[Rows from a dataset of charts and code]
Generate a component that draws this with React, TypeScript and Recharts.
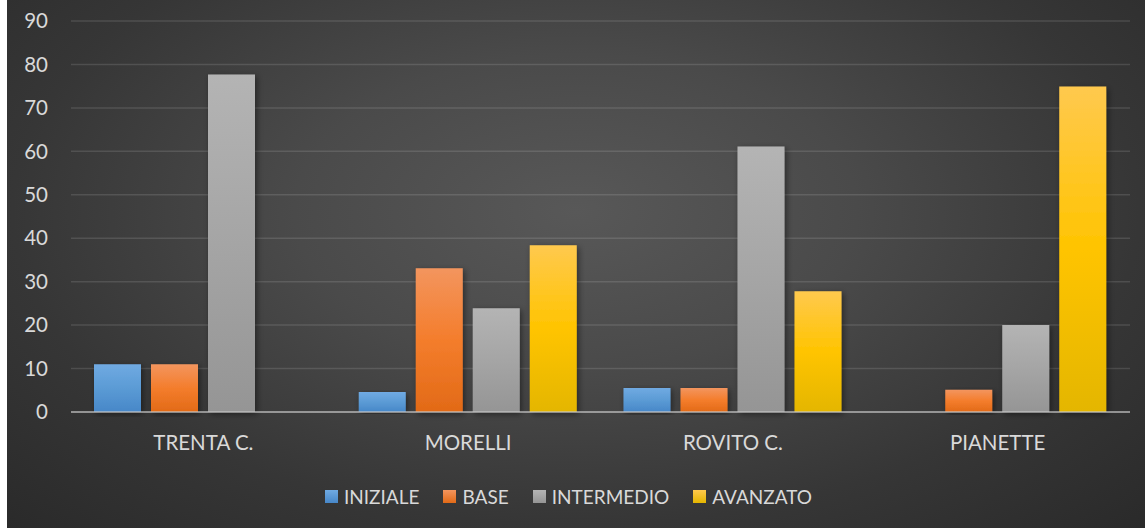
import React from "react";
import {
    BarChart,
    Bar,
    XAxis,
    YAxis,
    CartesianGrid,
    Legend,
} from "recharts";

const categories = ["TRENTA C.", "MORELLI", "ROVITO C.", "PIANETTE"];
const iniziale = [11, 4.6, 5.5, 0];
const base = [11, 33.1, 5.5, 5.1];
const intermedio = [77.7, 23.9, 61.1, 20];
const avanzato = [0, 38.4, 27.8, 74.9];
const yTicks = [0, 10, 20, 30, 40, 50, 60, 70, 80, 90];

const series = [
    { key: "iniziale", name: "INIZIALE", top: "#70aae2", mid: "#5b9bd5", bottom: "#4787c8" },
    { key: "base", name: "BASE", top: "#f3955e", mid: "#f47d2c", bottom: "#e26a17" },
    { key: "intermedio", name: "INTERMEDIO", top: "#b4b4b4", mid: "#a5a5a5", bottom: "#959595" },
    { key: "avanzato", name: "AVANZATO", top: "#ffc94e", mid: "#ffc400", bottom: "#e4b600" },
];

const data = categories.map((name, i) => ({
    name,
    iniziale: iniziale[i],
    base: base[i],
    intermedio: intermedio[i],
    avanzato: avanzato[i],
}));

const FONT = "Lato, 'Open Sans', sans-serif";

const LegendContent = () => (
    <div
        style={{
            height: 60,
            display: "flex",
            justifyContent: "center",
            alignItems: "center",
            paddingBottom: 4,
            boxSizing: "border-box",
            fontFamily: FONT,
            fontSize: 19,
            color: "#d9d9d9",
        }}
    >
        {series.map((s) => (
            <div key={s.key} style={{ display: "flex", alignItems: "center", margin: "0 12px" }}>
                <span
                    style={{
                        width: 13,
                        height: 13,
                        marginRight: 6,
                        background: `linear-gradient(${s.top}, ${s.bottom})`,
                    }}
                />
                <span>{s.name}</span>
            </div>
        ))}
    </div>
);

const App: React.FC = () => {
    return (
        <div
            style={{
                position: "absolute",
                left: 7,
                top: 0,
                width: 1138,
                height: 528,
                background:
                    "radial-gradient(ellipse at 50% 40%, #585858 0%, #4a4a4a 35%, #363636 70%, #2a2a2a 100%)",
            }}
        >
            <BarChart
                width={1138}
                height={528}
                data={data}
                margin={{ top: 21, right: 15, left: 0, bottom: 0 }}
                barCategoryGap={23}
                barGap={10}
            >
                <defs>
                    {series.map((s) => (
                        <linearGradient key={s.key} id={`grad-${s.key}`} x1="0" y1="0" x2="0" y2="1">
                            <stop offset="0%" stopColor={s.top} />
                            <stop offset="50%" stopColor={s.mid} />
                            <stop offset="100%" stopColor={s.bottom} />
                        </linearGradient>
                    ))}
                    <filter id="barShadow" x="-30%" y="-10%" width="160%" height="120%">
                        <feDropShadow dx="2" dy="2" stdDeviation="3" floodColor="#000" floodOpacity="0.45" />
                    </filter>
                </defs>
                <CartesianGrid
                    vertical={false}
                    stroke="#ffffff"
                    strokeOpacity={0.12}
                    strokeWidth={1.5}
                />
                <XAxis
                    dataKey="name"
                    height={56}
                    tickLine={false}
                    tickSize={0}
                    tickMargin={23}
                    axisLine={{ stroke: "#c8c8c8", strokeOpacity: 0.6, strokeWidth: 2 }}
                    tick={{ fill: "#d9d9d9", fontSize: 20.5, fontFamily: FONT }}
                />
                <YAxis
                    width={64}
                    domain={[0, 90]}
                    ticks={yTicks}
                    interval={0}
                    axisLine={false}
                    tickLine={false}
                    tickSize={0}
                    tickMargin={23}
                    tick={{ fill: "#d9d9d9", fontSize: 20.5, fontFamily: FONT }}
                />
                <Legend verticalAlign="bottom" content={<LegendContent />} />
                {series.map((s) => (
                    <Bar
                        key={s.key}
                        dataKey={s.key}
                        name={s.name}
                        fill={`url(#grad-${s.key})`}
                        filter="url(#barShadow)"
                        isAnimationActive={false}
                    />
                ))}
            </BarChart>
        </div>
    );
};

export default App;
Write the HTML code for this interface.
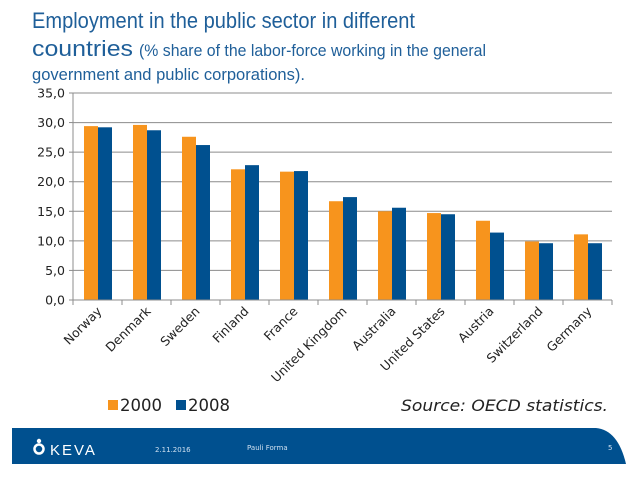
<!DOCTYPE html>
<html><head><meta charset="utf-8"><style>
html,body{margin:0;padding:0;background:#fff;}
svg{display:block;font-family:"DejaVu Sans","Liberation Sans",sans-serif;}
</style></head><body>
<svg id="c" width="638" height="479" viewBox="0 0 638 479">
<g fill="#1f5f99" font-family="Liberation Sans, sans-serif">
<text x="32" y="28" font-size="22" textLength="383" lengthAdjust="spacingAndGlyphs">Employment in the public sector in different</text>
<text x="32" y="56" font-size="22" textLength="101" lengthAdjust="spacingAndGlyphs">countries</text>
<text x="139" y="56" font-size="17" textLength="347" lengthAdjust="spacingAndGlyphs">(% share of the labor-force working in the general</text>
<text x="32" y="80" font-size="17" textLength="273" lengthAdjust="spacingAndGlyphs">government and public corporations).</text>
</g>
<g id="grid"></g>
<g id="yax"></g>
<g id="bars"></g>
<g id="xax"></g>
<g>
<rect x="108" y="400" width="10" height="10" fill="#f7941d"/>
<text x="120" y="411" font-size="16.5" fill="#222">2000</text>
<rect x="176" y="400" width="10" height="10" fill="#00508f"/>
<text x="188" y="411" font-size="16.5" fill="#222">2008</text>
</g>
<text x="608" y="411" font-size="16" font-style="italic" fill="#222" text-anchor="end" textLength="207" lengthAdjust="spacingAndGlyphs">Source: OECD statistics.</text>
<g>
<path d="M12 428 H596 Q618 430 626 464 H12 Z" fill="#00508f"/>
<circle cx="39" cy="441" r="2.2" fill="#fff"/>
<circle cx="39" cy="449" r="4.5" fill="none" stroke="#fff" stroke-width="2.5"/>
<text x="50" y="455" font-size="15" fill="#fff" font-family="Liberation Sans,sans-serif" letter-spacing="2">KEVA</text>
<text x="155" y="452" font-size="7" fill="#cfe0f0">2.11.2016</text>
<text x="247" y="450" font-size="7" fill="#cfe0f0">Pauli Forma</text>
<text x="608" y="450" font-size="7" fill="#cfe0f0">5</text>
</g>
</svg>
<script>
const categories=["Norway","Denmark","Sweden","Finland","France","United Kingdom","Australia","United States","Austria","Switzerland","Germany"];
const values2000=[29.4,29.6,27.6,22.1,21.7,16.7,15.0,14.7,13.4,9.9,11.1];
const values2008=[29.2,28.7,26.2,22.8,21.8,17.4,15.6,14.5,11.4,9.6,9.6];
const yTicks=[0,5,10,15,20,25,30,35];
const yTickLabels=["0,0","5,0","10,0","15,0","20,0","25,0","30,0","35,0"];
const NS="http://www.w3.org/2000/svg";
const X0=73,X1=612,Y0=300,Y1=93,YMAX=35;
const gw=(X1-X0)/categories.length;
const y=v=>Y0-(v/YMAX)*(Y0-Y1);
const xg=i=>X0+i*gw;
function mk(t,a,p){const e=document.createElementNS(NS,t);for(const k in a)e.setAttribute(k,a[k]);p.appendChild(e);return e;}
const grid=document.getElementById('grid'),yax=document.getElementById('yax'),bars=document.getElementById('bars'),xax=document.getElementById('xax');
yTicks.forEach((t,i)=>{
 if(t>0){const l=mk('line',{x1:X0,x2:X1,y1:y(t),y2:y(t),stroke:'#8c8c8c','stroke-width':1},grid);
 
 }
 const tx=mk('text',{x:X0-8,y:y(t)+4.5,'font-size':12.5,'text-anchor':'end',fill:'#222'},yax);
 tx.textContent=yTickLabels[i];
 
 
 mk('line',{x1:X0-4,x2:X0,y1:y(t),y2:y(t),stroke:'#8c8c8c'},yax);
});
mk('line',{x1:X0,x2:X0,y1:Y1,y2:Y0,stroke:'#8c8c8c'},yax);
const bw=14,off=11;
categories.forEach((c,i)=>{
 const a=mk('rect',{x:xg(i)+off,y:y(values2000[i]),width:bw,height:Y0-y(values2000[i]),fill:'#f7941d'},bars);
 
 
 const b=mk('rect',{x:xg(i)+off+bw,y:y(values2008[i]),width:bw,height:Y0-y(values2008[i]),fill:'#00508f'},bars);
 
 
 mk('line',{x1:xg(i),x2:xg(i),y1:Y0,y2:Y0+5,stroke:'#8c8c8c'},xax);
 const cx=xg(i)+gw/2+5,cy=Y0+12;
 const t=mk('text',{x:cx,y:cy,'font-size':12.5,'text-anchor':'end',fill:'#222',transform:`rotate(-45 ${cx} ${cy})`},xax);
 t.textContent=c;
 
 
});
mk('line',{x1:X1,x2:X1,y1:Y0,y2:Y0+5,stroke:'#8c8c8c'},xax);
mk('line',{x1:X0,x2:X1,y1:Y0,y2:Y0,stroke:'#8c8c8c'},xax);
</script>
</body></html>
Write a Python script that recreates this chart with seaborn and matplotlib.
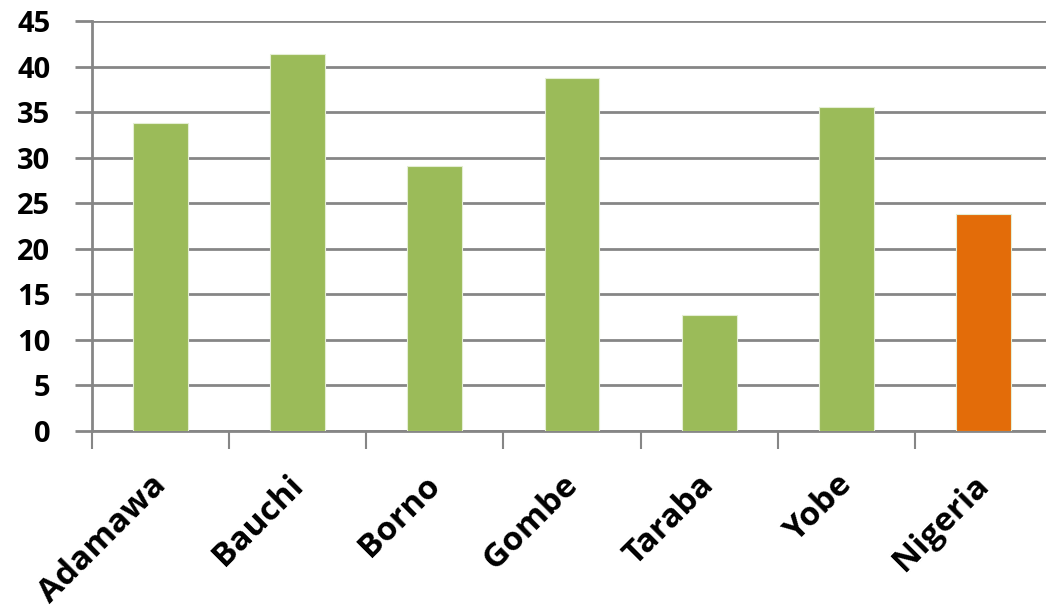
import matplotlib
matplotlib.use("Agg")
import matplotlib.pyplot as plt
import matplotlib.transforms as mtransforms
import seaborn as sns
import pandas as pd
import numpy as np

# Values per state, with the national figure last
regions = ["Adamawa", "Bauchi", "Borno", "Gombe", "Taraba", "Yobe", "Nigeria"]
values = [33.8, 41.4, 29.1, 38.7, 12.7, 35.6, 23.8]
bar_colors = ["#9BBB59"] * 6 + ["#E36C09"]
y_ticks = [0, 5, 10, 15, 20, 25, 30, 35, 40, 45]

sns.set_theme(style="white")
plt.rcParams["font.family"] = ["Open Sans", "DejaVu Sans"]
plt.rcParams["font.weight"] = "bold"
plt.rcParams["text.color"] = "black"

df = pd.DataFrame({"region": regions, "value": values})

fig = plt.figure(figsize=(10.46, 6.11), dpi=100)
ax = fig.add_axes([92 / 1046, 180 / 611, 960 / 1046, 410 / 611])

sns.barplot(data=df, x="region", y="value", hue="region", palette=bar_colors,
            width=0.4, legend=False, ax=ax, edgecolor="#E4EED4", linewidth=0.8,
            saturation=1, zorder=3)

grid_color = "#868686"
ax.set_ylim(0, 45)
ax.set_xlim(-0.5, len(regions) - 0.5)
ax.set_yticks(y_ticks)
ax.set_yticklabels([str(t) for t in y_ticks], fontsize=21, fontweight="bold",
                   color="black")
ax.yaxis.grid(True, color=grid_color, linewidth=2, zorder=0)
ax.set_axisbelow(True)

# Category boundary tick marks on the x axis
ax.set_xticks(np.arange(-0.5, len(regions) + 0.5, 1.0), minor=True)
ax.tick_params(axis="x", which="minor", length=13, width=1.5, color=grid_color,
               direction="out", bottom=True)
ax.tick_params(axis="x", which="major", length=0, pad=27)
ax.tick_params(axis="y", length=12, width=2, color=grid_color, direction="out",
               left=True, pad=18)

ax.set_xticks(range(len(regions)))
ax.set_xticklabels(regions, rotation=45, ha="right", va="top", fontsize=24,
                   fontweight="bold", color="black")
shift = mtransforms.ScaledTranslation(12 / 100, 0, fig.dpi_scale_trans)
for lbl in ax.get_xticklabels():
    lbl.set_transform(lbl.get_transform() + shift)

ax.set_xlabel("")
ax.set_ylabel("")
for side in ["top", "right"]:
    ax.spines[side].set_visible(False)
for side in ["left", "bottom"]:
    ax.spines[side].set_color(grid_color)
    ax.spines[side].set_linewidth(2)

fig.savefig("out.png", dpi=100)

▸ **Work to do**: Using the listing above, pull out all lines that hold the word "matplotlib".

▸ **Task answer**:
Write a Python script that recreates this chart with seaborn and matplotlib.
import matplotlib
matplotlib.use("Agg")
import matplotlib.pyplot as plt
import matplotlib.transforms as mtransforms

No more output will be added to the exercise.